[BEGIN PROVIDED ENTRIES]
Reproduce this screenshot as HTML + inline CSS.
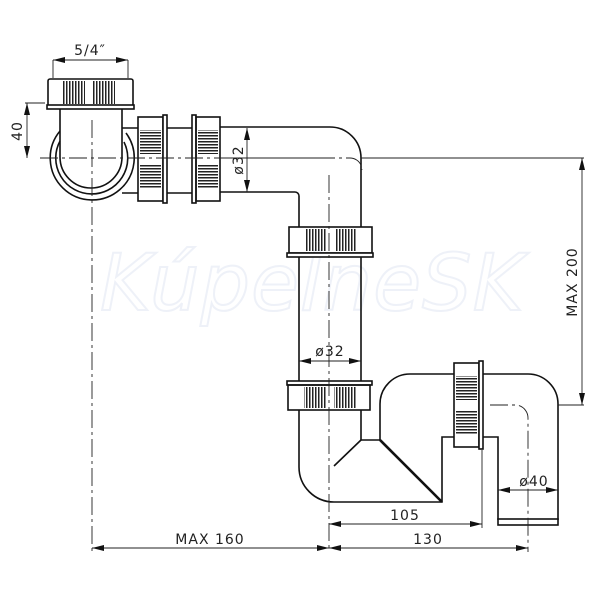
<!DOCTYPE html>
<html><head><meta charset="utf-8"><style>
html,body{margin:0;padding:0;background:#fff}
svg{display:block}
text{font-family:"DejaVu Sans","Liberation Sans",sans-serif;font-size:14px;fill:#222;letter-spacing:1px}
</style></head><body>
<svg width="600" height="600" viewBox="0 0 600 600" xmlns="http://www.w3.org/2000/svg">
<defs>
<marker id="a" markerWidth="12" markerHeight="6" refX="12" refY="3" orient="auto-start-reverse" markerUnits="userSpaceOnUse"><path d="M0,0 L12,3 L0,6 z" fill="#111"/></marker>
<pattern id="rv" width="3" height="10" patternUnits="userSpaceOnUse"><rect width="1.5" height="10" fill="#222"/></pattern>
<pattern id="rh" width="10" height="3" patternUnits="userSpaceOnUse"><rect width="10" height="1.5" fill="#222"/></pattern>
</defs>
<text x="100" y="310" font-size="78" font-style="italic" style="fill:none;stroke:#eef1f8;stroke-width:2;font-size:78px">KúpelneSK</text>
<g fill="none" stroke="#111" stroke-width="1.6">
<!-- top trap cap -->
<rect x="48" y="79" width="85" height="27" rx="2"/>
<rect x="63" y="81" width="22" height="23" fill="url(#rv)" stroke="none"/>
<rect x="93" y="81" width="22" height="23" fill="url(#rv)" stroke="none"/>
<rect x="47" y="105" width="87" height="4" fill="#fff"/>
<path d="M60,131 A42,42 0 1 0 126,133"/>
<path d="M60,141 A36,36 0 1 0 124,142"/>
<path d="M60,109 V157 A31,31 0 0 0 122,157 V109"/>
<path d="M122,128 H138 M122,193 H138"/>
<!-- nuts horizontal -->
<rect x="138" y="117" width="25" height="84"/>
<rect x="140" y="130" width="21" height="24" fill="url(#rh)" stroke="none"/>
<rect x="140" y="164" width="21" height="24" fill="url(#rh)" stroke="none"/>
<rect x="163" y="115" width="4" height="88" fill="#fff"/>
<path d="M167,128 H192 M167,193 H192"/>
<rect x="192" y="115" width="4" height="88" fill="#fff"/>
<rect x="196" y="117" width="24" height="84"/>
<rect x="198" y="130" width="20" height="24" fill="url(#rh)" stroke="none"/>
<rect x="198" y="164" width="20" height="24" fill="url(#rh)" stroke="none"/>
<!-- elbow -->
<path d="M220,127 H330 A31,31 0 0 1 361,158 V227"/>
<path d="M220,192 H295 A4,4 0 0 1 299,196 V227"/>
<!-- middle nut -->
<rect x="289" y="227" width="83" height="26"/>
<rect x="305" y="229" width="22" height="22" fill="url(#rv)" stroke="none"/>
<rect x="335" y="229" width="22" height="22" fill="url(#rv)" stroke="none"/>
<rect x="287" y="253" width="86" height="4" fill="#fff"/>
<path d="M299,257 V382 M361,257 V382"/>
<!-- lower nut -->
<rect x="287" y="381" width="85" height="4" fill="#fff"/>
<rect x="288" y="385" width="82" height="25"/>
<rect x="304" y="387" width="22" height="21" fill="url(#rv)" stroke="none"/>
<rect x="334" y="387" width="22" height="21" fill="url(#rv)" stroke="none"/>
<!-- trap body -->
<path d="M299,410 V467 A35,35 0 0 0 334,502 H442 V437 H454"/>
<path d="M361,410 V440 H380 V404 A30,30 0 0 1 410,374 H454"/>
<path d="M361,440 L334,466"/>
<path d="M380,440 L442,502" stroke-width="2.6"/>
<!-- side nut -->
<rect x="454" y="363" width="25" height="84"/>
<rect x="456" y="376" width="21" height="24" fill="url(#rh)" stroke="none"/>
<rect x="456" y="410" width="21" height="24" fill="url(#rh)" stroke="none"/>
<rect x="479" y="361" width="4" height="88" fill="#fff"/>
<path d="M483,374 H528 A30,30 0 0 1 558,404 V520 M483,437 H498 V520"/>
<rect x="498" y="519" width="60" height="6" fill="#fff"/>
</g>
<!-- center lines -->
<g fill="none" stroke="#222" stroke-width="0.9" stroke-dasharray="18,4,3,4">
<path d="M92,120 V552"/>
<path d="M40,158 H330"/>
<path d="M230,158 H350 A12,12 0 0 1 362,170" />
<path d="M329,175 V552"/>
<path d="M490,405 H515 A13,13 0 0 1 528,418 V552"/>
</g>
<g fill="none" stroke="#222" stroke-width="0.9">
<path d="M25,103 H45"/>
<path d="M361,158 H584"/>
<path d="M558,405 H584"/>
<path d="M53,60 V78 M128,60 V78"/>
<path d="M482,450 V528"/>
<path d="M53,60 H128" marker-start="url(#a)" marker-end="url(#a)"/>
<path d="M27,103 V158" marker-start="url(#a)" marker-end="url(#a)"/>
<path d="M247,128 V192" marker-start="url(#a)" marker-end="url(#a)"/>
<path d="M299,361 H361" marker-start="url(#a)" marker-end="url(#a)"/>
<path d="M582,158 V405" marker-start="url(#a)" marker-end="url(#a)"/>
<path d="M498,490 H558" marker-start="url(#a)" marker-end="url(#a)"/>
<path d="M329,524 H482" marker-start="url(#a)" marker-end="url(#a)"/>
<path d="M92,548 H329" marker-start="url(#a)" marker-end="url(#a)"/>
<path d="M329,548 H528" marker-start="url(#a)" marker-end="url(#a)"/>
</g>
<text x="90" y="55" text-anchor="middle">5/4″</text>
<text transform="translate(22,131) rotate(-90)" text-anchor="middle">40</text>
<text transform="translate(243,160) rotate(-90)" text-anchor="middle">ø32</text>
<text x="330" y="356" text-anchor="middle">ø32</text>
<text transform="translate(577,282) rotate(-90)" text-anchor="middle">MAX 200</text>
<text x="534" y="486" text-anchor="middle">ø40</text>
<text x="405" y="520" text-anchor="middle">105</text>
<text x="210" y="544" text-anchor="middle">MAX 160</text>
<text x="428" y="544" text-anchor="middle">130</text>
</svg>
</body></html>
[END PROVIDED ENTRIES]
[BEGIN PROVIDED ENTRIES]
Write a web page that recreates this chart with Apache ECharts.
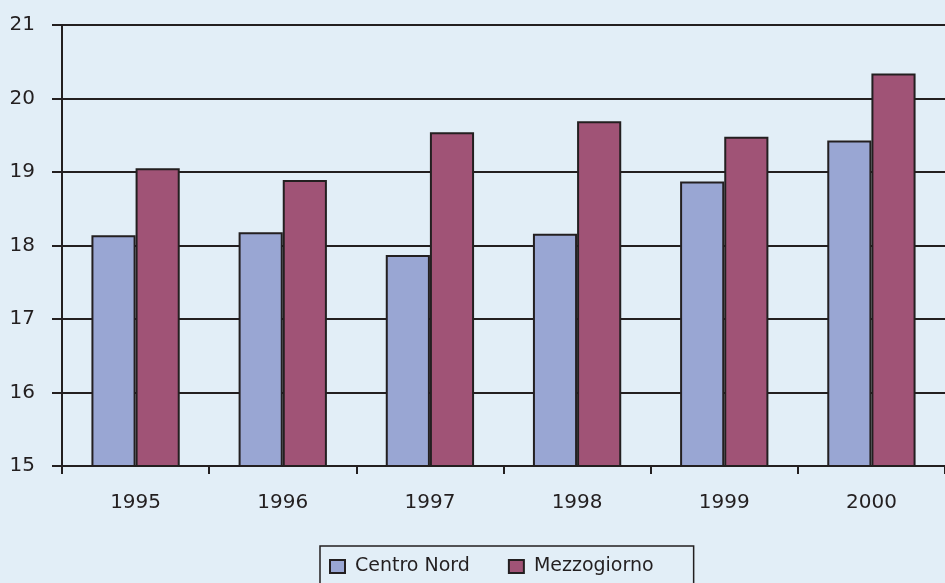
[END PROVIDED ENTRIES]
EXERCISE DETAILS
Where a line above contains the string "this", copy that line.

WRITTEN ANSWER
Reproduce this screenshot as HTML + inline CSS.
Write a web page that recreates this chart with Apache ECharts.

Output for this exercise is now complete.